No wonder we take it seriously, right?
Here’s a selection of some hail-damaged apples at maturity, to give you an idea of how bad it can be…
Here’s what some apples looked like just after a hail storm. You can see the little marks on them, that grow into bigger deformities as the apple grows.
Hmm, not very attractive. And it’s only going to get worse as the fruit grows. The scars don’t grow with the rest of the tissue, so the fruit can become severely deformed by the time it’s fully grown.
But there’s no sense complaining, or worrying, is there? It’s one of those things we have no control over. Or…do we?
Managing the risk of hailstorms
Like any natural hazard that can damage your fruit, it pays to have a risk management strategy in place. We might not have any control over the weather, but we’ve got plenty of control over how we plan before the bad stuff happens, and how we respond after the bad stuff happens.
For us, risk management is all about diversity. The more diverse your garden is, in every possible way, the more you can spread and manage the risk.
So, for example, we grow 7 main types of fruit (cherries, apricots, peaches, nectarines, plums, apples, and pears), plus lots of bits and pieces. All up we grow more than 100 varieties of fruit, and we add more varieties every year.
You may not have space for 100 varieties in your garden, but we recommend that you pursue the same strategy of diversity, because it can really help protect your crop.
In all our years of growing, through every dire weather event we’ve experienced — drought, hail, flood, bird plagues, heat waves, incessant rain, storms, grasshopper plagues (we could go on…) we have NEVER been completely wiped out.
Practical strategies to protect against hail
How does diversity in the garden help to protect you?
Don’t worry, we’ve had plenty of crop losses along the way. Some years we’ve lost all the apricots or all the plums. Some years most of the apples and a few pears didn’t make it. Other years it’s been the peaches.
But never everything all at once.
If you grow many different types of fruit, they will all be at different stages of development in spring. Therefore, they will be affected differently by any given weather event (except something catastrophic, like fire).

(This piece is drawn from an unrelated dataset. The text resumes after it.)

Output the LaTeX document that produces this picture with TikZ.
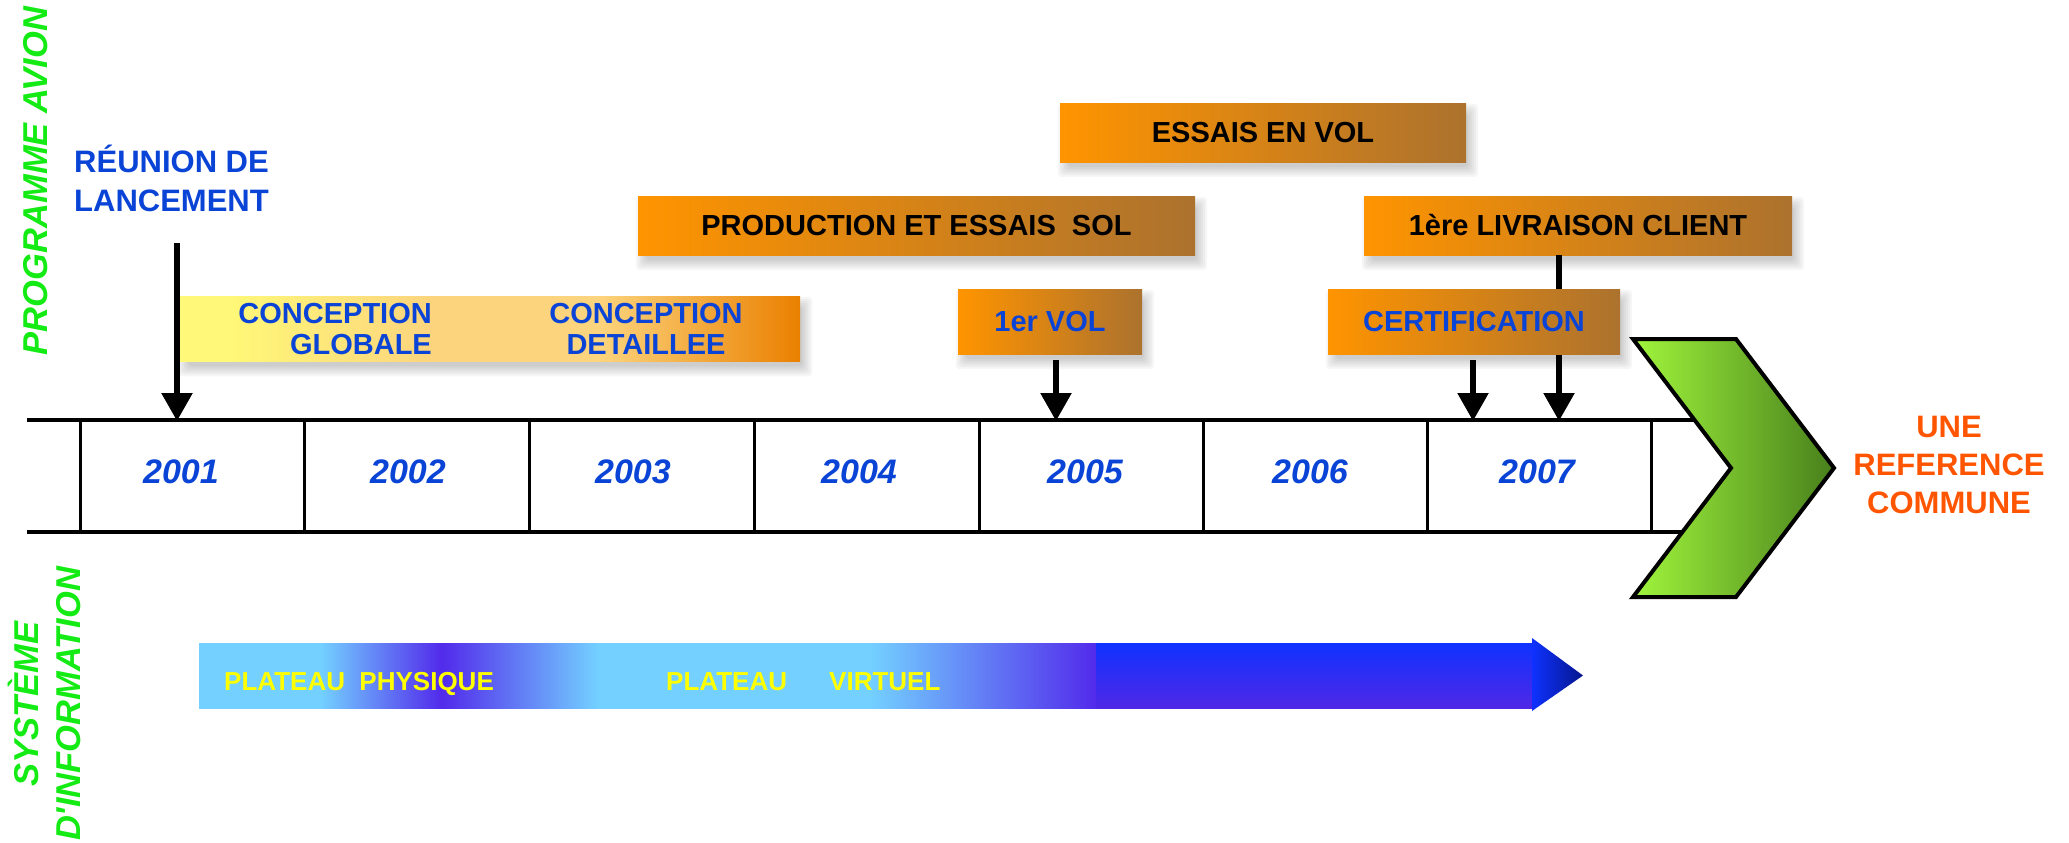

For example, if we get a hail storm after the apricots have already been thinned, they’ll be particularly vulnerable. They’ll already be quite large and will also be exposed because the leaf cover develops after the fruit.
At the same time however, the apples are still flowering. That means they’re relatively protected because there’s no fruit to be damaged. The pears are tiny at that time of year, which means they’re hard to hit with a hail stone. Both apples and pears grow leaves before the fruit, so they also get some protection from the leaves.

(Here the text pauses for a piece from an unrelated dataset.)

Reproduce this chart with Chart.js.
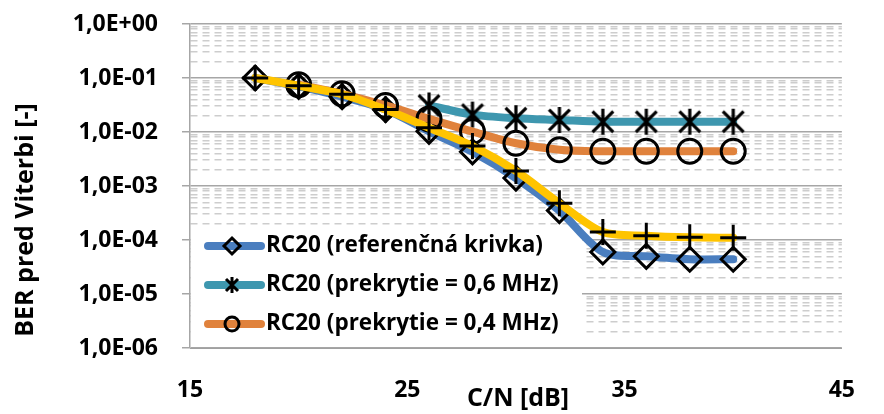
<!DOCTYPE html>
<html>
<head>
<meta charset="utf-8">
<script src="https://cdn.jsdelivr.net/npm/chart.js@4/dist/chart.umd.min.js"></script>
<style>
  html, body { margin: 0; padding: 0; background: #fff; }
</style>
</head>
<body>
<canvas id="berChart" width="884" height="414"></canvas>
<script>
// C/N [dB] values where BER was measured
const cnValues = [18, 20, 22, 24, 26, 28, 30, 32, 34, 36, 38, 40];

// BER before Viterbi
const berReference = [0.1, 0.07, 0.045, 0.026, 0.0103, 0.0043, 0.0014, 0.00035, 6.0e-5, 5.0e-5, 4.4e-5, 4.4e-5];
const berOverlap06 = [null, null, null, null, 0.031, 0.021, 0.018, 0.0167, 0.0155, 0.0155, 0.0155, 0.0155];
const berOverlap04 = [null, 0.075, 0.051, 0.031, 0.0175, 0.0102, 0.0062, 0.0047, 0.0044, 0.0044, 0.0044, 0.0044];
const berFourth    = [0.1, 0.072, 0.05, 0.026, 0.012, 0.0055, 0.0019, 0.00048, 0.00014, 0.00012, 0.000112, 0.00011];

const seriesLabels = [
  "RC20 (referenčná krivka)",
  "RC20 (prekrytie = 0,6 MHz)",
  "RC20 (prekrytie = 0,4 MHz)",
  "RC20"
];
const seriesColors = ["#4A7EBF", "#3E97AF", "#E0823C", "#FFC400"];

const xTicks = [15, 25, 35, 45];
const yMinExp = -6, yMaxExp = 0;

const FONT = "'Open Sans'";

// Excel style asterisk marker (X + vertical bar)
function makeAsterisk(size, lw) {
  const c = document.createElement("canvas");
  c.width = size; c.height = size;
  const g = c.getContext("2d");
  g.strokeStyle = "#000";
  g.lineWidth = lw;
  const m = size / 2, r = size / 2 - 1, d = r * 0.8;
  g.beginPath();
  g.moveTo(m, m - r); g.lineTo(m, m + r);
  g.moveTo(m - d, m - d); g.lineTo(m + d, m + d);
  g.moveTo(m + d, m - d); g.lineTo(m - d, m + d);
  g.stroke();
  return c;
}
const asteriskBig = makeAsterisk(28, 3.2);

function toPoints(arr) {
  return cnValues.map((x, i) => ({ x: x, y: arr[i] }));
}

function fmtExp(v) {
  const e = Math.round(Math.log10(v));
  const sign = e < 0 ? "-" : "+";
  return "1,0E" + sign + String(Math.abs(e)).padStart(2, "0");
}

const markerBase = { pointBorderColor: "#000", pointBackgroundColor: "rgba(0,0,0,0)", pointBorderWidth: 3 };

const LEGEND_BOX = { left: 191, top: 228, right: 582 };

// legend drawn inside the plot area like in the original
const legendPlugin = {
  id: "insideLegend",
  beforeDatasetsDraw(chart) {
    const ctx = chart.ctx;
    ctx.save();
    ctx.fillStyle = "#fff";
    ctx.fillRect(LEGEND_BOX.left, LEGEND_BOX.top, LEGEND_BOX.right - LEGEND_BOX.left, chart.chartArea.bottom - LEGEND_BOX.top - 1);
    ctx.restore();
  },
  afterDraw(chart) {
    const ctx = chart.ctx;
    ctx.save();

    const rows = [246, 285, 324];
    for (let i = 0; i < 3; i++) {
      const y = rows[i];
      ctx.strokeStyle = seriesColors[i];
      ctx.lineWidth = 8;
      ctx.lineCap = "round";
      ctx.beginPath();
      ctx.moveTo(208, y); ctx.lineTo(261, y);
      ctx.stroke();

      ctx.strokeStyle = "#000";
      ctx.lineWidth = 3;
      ctx.lineCap = "butt";
      ctx.beginPath();
      const cx = 232;
      if (i === 0) {
        ctx.moveTo(cx, y - 8); ctx.lineTo(cx + 8, y); ctx.lineTo(cx, y + 8); ctx.lineTo(cx - 8, y); ctx.closePath();
      } else if (i === 1) {
        ctx.moveTo(cx, y - 8); ctx.lineTo(cx, y + 8);
        ctx.moveTo(cx - 6, y - 6); ctx.lineTo(cx + 6, y + 6);
        ctx.moveTo(cx + 6, y - 6); ctx.lineTo(cx - 6, y + 6);
      } else {
        ctx.arc(cx, y, 7, 0, Math.PI * 2);
      }
      ctx.stroke();

      ctx.fillStyle = "#000";
      ctx.font = "bold 22.5px " + FONT;
      ctx.textBaseline = "middle";
      ctx.textAlign = "left";
      ctx.fillText(seriesLabels[i], 266, y);
    }

    // axis titles
    ctx.font = "bold 25px " + FONT;
    ctx.textAlign = "center";
    ctx.textBaseline = "middle";
    ctx.fillText("C/N [dB]", 518, 399);

    ctx.translate(26, 220);
    ctx.rotate(-Math.PI / 2);
    ctx.fillText("BER pred Viterbi [-]", 0, 0);
    ctx.restore();
  }
};

new Chart(document.getElementById("berChart"), {
  type: "line",
  data: {
    datasets: [
      Object.assign({
        label: seriesLabels[0], data: toPoints(berReference), borderColor: seriesColors[0],
        pointStyle: "rectRot", pointRadius: 12, order: 4
      }, markerBase),
      Object.assign({
        label: seriesLabels[1], data: toPoints(berOverlap06), borderColor: seriesColors[1],
        pointStyle: asteriskBig, pointRadius: 12, order: 3
      }, markerBase),
      Object.assign({
        label: seriesLabels[2], data: toPoints(berOverlap04), borderColor: seriesColors[2],
        pointStyle: "circle", pointRadius: 12, order: 2
      }, markerBase),
      Object.assign({
        label: seriesLabels[3], data: toPoints(berFourth), borderColor: seriesColors[3],
        pointStyle: "cross", pointRadius: 13, order: 1
      }, markerBase)
    ]
  },
  options: {
    responsive: false,
    animation: false,
    spanGaps: false,
    elements: {
      line: { borderWidth: 8, tension: 0.3, borderCapStyle: "round", fill: false }
    },
    layout: { padding: { top: 24, right: 18, bottom: 0, left: 0 } },
    plugins: {
      legend: { display: false },
      tooltip: { enabled: false }
    },
    scales: {
      x: {
        type: "linear",
        min: 15,
        max: 45,
        afterBuildTicks(scale) {
          scale.ticks = xTicks.map(v => ({ value: v }));
        },
        afterFit(scale) { scale.height = 66; },
        grid: { display: false, drawTicks: false },
        border: { display: true, color: "#A0A0A0", width: 1 },
        ticks: {
          padding: 29,
          color: "#000",
          font: { family: FONT, size: 23, weight: "bold" },
          maxRotation: 0
        }
      },
      y: {
        type: "logarithmic",
        min: Math.pow(10, yMinExp),
        max: Math.pow(10, yMaxExp),
        afterBuildTicks(scale) {
          const t = [];
          for (let e = yMinExp; e <= yMaxExp; e++) {
            for (let m = 1; m <= 9; m++) {
              if (e === yMaxExp && m > 1) break;
              t.push({ value: m * Math.pow(10, e), major: m === 1 });
            }
          }
          scale.ticks = t;
        },
        afterFit(scale) {
          scale.width = 190;
          scale.paddingTop = 0;
          scale.paddingBottom = 0;
        },
        grid: {
          color: c => (c.tick && c.tick.major) ? "#A6A6A6" : "#CDCDCD",
          lineWidth: 1.5,
          tickColor: c => (c.tick && c.tick.major) ? "#A6A6A6" : "rgba(0,0,0,0)",
          tickLength: 8
        },
        border: {
          display: true,
          color: "#A6A6A6",
          width: 1.5,
          dash: c => (c.tick && !c.tick.major) ? [7, 5] : []
        },
        ticks: {
          autoSkip: false,
          padding: 24,
          color: "#000",
          font: { family: FONT, size: 23, weight: "bold" },
          callback(v, i, ticks) {
            return ticks[i].major ? fmtExp(v) : "";
          }
        }
      }
    }
  },
  plugins: [legendPlugin]
});
</script>
</body>
</html>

Other techniques that can help protect your fruit from hail
Thinning is the process of removing some fruit by hand as we describe in this blog. It’s a great tool to manage hail damaged fruit. You’ll be removing some fruit anyway, so it’s a good opportunity to remove the most damaged ones. This can make a huge difference to the overall quality of your crop.
Netting is one of the best pest prevention techniques, and we highly recommend that you consider netting all your fruit trees. It’s possible to get specialist hail netting, but any type of netting (e.g. bird, frost, or fruit fly nets) over your tree will definitely help to protect your fruit tree from hail damage. The trick is having the net over your tree at the right time!
Planting the same type of tree in different parts of your garden can also help. Hail storms can be incredibly localised, so if you have more than one of the same type of tree, consider planting them in different places in your garden.
We’ve learned the hard way that we can’t control the weather. But in the end, we’re grateful, because it has meant we’ve had to get real about managing our risk.
These days we feel a bit more secure, knowing we’re doing everything we can to help all our fruit growing family to prepare for hail as much as possible. (But we’d still rather you don’t have to experience a hail storm, so we’ve got our fingers crossed for you.)